**** Data excerpts
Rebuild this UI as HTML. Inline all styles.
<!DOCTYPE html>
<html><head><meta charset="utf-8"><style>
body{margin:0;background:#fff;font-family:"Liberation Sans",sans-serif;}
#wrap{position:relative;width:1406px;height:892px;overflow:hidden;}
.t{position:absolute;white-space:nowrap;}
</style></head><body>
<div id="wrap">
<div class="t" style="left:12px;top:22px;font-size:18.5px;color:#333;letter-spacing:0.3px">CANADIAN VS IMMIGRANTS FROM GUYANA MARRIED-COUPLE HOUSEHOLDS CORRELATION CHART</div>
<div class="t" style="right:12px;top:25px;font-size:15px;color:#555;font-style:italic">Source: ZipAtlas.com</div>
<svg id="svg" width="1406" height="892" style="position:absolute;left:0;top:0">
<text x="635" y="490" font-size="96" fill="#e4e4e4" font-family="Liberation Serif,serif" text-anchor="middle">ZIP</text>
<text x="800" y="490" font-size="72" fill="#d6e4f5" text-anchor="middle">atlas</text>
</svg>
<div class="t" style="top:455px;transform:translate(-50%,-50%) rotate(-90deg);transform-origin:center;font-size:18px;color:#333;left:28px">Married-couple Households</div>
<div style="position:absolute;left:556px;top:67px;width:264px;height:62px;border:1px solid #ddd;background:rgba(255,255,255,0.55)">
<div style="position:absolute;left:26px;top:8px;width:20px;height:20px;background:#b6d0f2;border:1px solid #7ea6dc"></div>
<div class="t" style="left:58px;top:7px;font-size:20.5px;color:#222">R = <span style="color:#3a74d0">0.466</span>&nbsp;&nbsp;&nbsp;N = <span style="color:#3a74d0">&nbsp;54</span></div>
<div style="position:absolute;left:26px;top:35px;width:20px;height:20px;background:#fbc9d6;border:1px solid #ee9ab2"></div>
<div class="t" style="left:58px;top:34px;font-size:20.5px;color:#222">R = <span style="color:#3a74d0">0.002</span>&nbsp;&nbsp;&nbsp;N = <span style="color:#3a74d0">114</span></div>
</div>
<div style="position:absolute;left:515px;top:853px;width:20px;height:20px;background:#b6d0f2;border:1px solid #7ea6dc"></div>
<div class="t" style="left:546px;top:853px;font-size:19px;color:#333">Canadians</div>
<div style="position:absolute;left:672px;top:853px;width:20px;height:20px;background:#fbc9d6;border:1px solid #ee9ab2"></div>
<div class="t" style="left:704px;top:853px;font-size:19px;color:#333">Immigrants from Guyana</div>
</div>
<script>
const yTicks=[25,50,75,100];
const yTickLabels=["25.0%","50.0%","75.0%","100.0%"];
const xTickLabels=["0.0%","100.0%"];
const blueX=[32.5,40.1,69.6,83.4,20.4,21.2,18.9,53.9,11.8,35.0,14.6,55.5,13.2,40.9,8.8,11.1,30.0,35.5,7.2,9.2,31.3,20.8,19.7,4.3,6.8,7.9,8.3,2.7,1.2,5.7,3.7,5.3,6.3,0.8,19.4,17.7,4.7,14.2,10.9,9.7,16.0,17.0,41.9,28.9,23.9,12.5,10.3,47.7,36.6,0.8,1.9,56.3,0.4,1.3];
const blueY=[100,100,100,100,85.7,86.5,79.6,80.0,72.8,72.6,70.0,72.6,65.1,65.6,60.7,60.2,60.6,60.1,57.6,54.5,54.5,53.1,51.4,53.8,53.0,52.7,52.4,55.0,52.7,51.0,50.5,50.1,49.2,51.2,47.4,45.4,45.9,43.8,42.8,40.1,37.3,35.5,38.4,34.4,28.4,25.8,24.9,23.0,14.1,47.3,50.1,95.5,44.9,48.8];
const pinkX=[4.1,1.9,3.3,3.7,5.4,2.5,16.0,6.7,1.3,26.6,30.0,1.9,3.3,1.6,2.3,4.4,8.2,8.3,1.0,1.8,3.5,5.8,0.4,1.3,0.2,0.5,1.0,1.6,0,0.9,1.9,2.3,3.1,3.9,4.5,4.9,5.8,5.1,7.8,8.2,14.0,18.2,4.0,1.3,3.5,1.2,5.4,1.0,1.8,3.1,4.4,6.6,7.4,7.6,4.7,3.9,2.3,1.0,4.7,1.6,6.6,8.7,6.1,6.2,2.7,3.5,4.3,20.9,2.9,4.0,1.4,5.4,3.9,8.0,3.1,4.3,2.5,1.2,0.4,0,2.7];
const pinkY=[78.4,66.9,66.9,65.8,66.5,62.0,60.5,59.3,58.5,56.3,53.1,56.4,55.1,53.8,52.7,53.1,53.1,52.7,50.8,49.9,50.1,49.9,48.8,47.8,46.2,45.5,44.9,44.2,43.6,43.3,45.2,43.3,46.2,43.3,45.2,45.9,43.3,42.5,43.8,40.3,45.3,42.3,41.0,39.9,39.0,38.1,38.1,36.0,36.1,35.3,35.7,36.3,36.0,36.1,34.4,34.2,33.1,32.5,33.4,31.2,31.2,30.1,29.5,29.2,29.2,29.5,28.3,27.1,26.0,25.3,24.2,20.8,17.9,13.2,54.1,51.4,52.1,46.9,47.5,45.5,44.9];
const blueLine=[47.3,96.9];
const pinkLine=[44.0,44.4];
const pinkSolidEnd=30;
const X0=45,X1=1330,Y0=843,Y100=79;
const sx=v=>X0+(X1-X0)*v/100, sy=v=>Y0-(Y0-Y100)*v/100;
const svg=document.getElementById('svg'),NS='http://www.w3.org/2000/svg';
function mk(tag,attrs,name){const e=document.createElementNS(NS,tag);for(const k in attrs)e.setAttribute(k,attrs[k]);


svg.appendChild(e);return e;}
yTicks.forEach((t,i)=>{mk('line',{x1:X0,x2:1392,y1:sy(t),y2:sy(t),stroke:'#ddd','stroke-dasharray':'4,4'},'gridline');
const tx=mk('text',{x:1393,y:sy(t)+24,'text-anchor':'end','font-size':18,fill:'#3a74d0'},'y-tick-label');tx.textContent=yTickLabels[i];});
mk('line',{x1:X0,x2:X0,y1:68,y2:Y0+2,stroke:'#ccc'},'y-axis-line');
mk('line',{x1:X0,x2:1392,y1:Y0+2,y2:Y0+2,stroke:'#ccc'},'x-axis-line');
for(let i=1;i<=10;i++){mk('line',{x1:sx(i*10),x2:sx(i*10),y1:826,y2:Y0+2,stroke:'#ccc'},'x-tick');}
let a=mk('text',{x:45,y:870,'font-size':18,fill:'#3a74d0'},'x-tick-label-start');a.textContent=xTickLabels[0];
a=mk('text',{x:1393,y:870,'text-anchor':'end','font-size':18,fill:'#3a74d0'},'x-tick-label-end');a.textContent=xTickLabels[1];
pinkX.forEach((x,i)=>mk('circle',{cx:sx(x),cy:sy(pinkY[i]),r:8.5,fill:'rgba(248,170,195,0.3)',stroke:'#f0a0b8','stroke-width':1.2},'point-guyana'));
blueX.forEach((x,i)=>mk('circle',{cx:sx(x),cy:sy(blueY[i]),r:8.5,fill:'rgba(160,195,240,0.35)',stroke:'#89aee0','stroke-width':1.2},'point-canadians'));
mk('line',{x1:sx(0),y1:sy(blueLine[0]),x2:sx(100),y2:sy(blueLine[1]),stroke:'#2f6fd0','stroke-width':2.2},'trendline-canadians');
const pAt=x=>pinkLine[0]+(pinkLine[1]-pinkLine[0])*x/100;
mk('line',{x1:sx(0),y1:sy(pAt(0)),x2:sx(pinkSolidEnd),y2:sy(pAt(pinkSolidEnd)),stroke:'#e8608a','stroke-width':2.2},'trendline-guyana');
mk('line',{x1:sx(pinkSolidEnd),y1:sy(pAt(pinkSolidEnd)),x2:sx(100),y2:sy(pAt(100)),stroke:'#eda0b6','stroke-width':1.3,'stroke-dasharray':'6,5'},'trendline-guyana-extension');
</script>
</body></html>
********
**** Data excerpts
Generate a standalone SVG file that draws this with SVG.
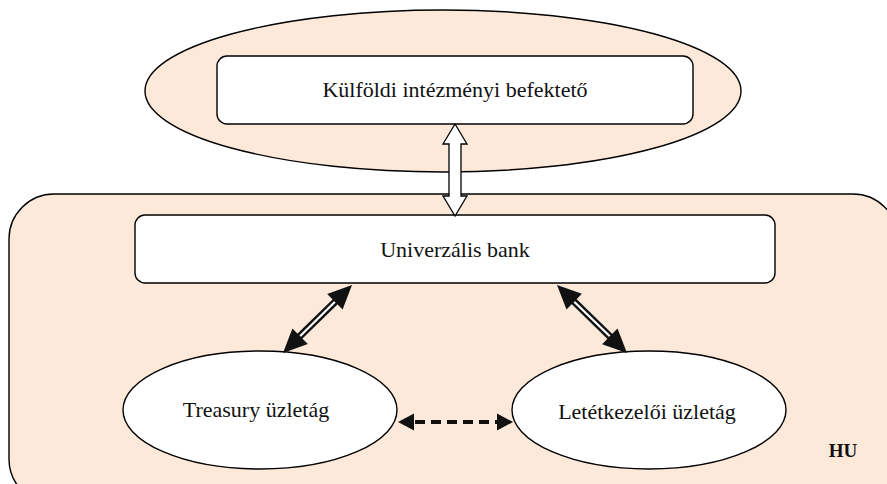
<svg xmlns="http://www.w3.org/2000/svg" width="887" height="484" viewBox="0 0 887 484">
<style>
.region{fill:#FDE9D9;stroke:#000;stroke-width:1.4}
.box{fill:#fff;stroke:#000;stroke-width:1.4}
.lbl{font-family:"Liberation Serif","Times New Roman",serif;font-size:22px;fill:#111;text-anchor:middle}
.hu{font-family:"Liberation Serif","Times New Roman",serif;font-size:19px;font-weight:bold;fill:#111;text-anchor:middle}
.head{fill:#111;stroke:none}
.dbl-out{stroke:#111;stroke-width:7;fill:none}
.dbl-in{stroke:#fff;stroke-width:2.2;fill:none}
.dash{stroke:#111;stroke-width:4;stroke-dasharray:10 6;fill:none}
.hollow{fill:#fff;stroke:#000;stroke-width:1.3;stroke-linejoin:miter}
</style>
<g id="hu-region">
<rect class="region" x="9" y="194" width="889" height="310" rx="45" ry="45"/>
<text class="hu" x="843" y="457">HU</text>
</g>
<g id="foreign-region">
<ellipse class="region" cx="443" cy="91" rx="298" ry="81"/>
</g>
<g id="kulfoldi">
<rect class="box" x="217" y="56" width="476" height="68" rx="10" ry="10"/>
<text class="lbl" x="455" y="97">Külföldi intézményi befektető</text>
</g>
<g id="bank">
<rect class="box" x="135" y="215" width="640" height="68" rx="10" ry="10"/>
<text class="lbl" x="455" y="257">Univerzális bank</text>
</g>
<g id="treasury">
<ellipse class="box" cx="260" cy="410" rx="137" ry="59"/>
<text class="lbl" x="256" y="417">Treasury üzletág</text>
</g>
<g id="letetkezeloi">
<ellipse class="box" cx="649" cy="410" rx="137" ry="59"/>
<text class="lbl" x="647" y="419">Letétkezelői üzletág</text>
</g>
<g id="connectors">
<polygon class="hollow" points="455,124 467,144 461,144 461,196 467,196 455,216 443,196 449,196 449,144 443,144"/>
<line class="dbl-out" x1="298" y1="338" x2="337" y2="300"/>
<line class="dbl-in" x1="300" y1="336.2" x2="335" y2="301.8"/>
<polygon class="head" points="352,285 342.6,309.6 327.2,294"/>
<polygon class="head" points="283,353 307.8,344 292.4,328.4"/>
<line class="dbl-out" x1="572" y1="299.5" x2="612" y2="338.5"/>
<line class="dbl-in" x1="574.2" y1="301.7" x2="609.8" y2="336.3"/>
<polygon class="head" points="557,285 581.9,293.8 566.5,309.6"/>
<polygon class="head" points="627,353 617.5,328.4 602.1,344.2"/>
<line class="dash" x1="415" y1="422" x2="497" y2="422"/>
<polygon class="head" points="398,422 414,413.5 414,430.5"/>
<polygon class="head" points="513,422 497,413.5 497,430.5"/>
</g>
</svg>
********
**** Data excerpts
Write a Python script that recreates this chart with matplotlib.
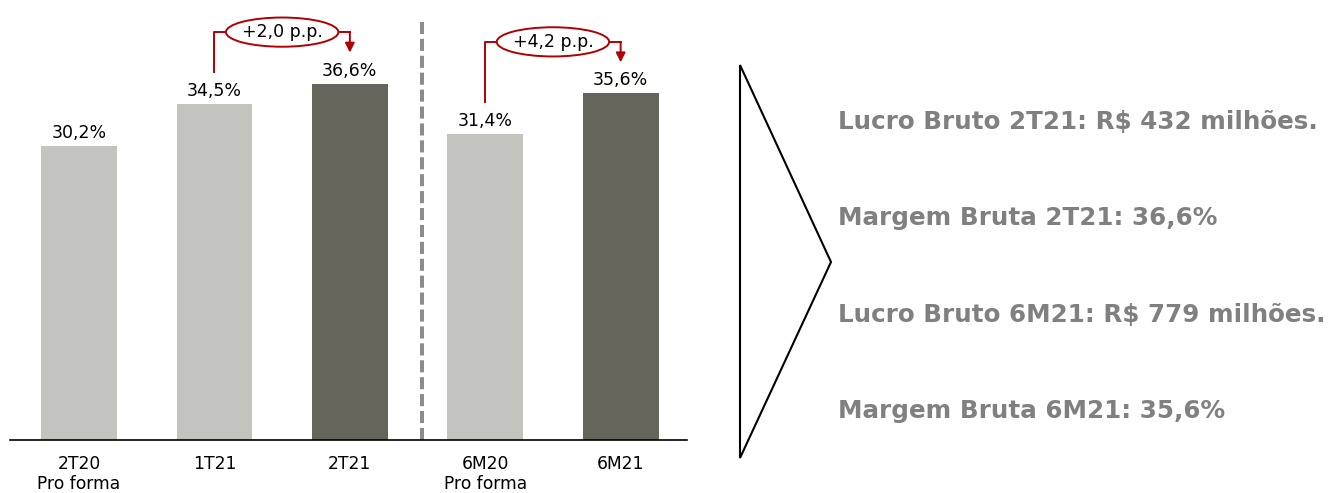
********
Objective: For the listing above, give the number of lines in which the string "that" occurs, and nothing else.

Exercise result: 2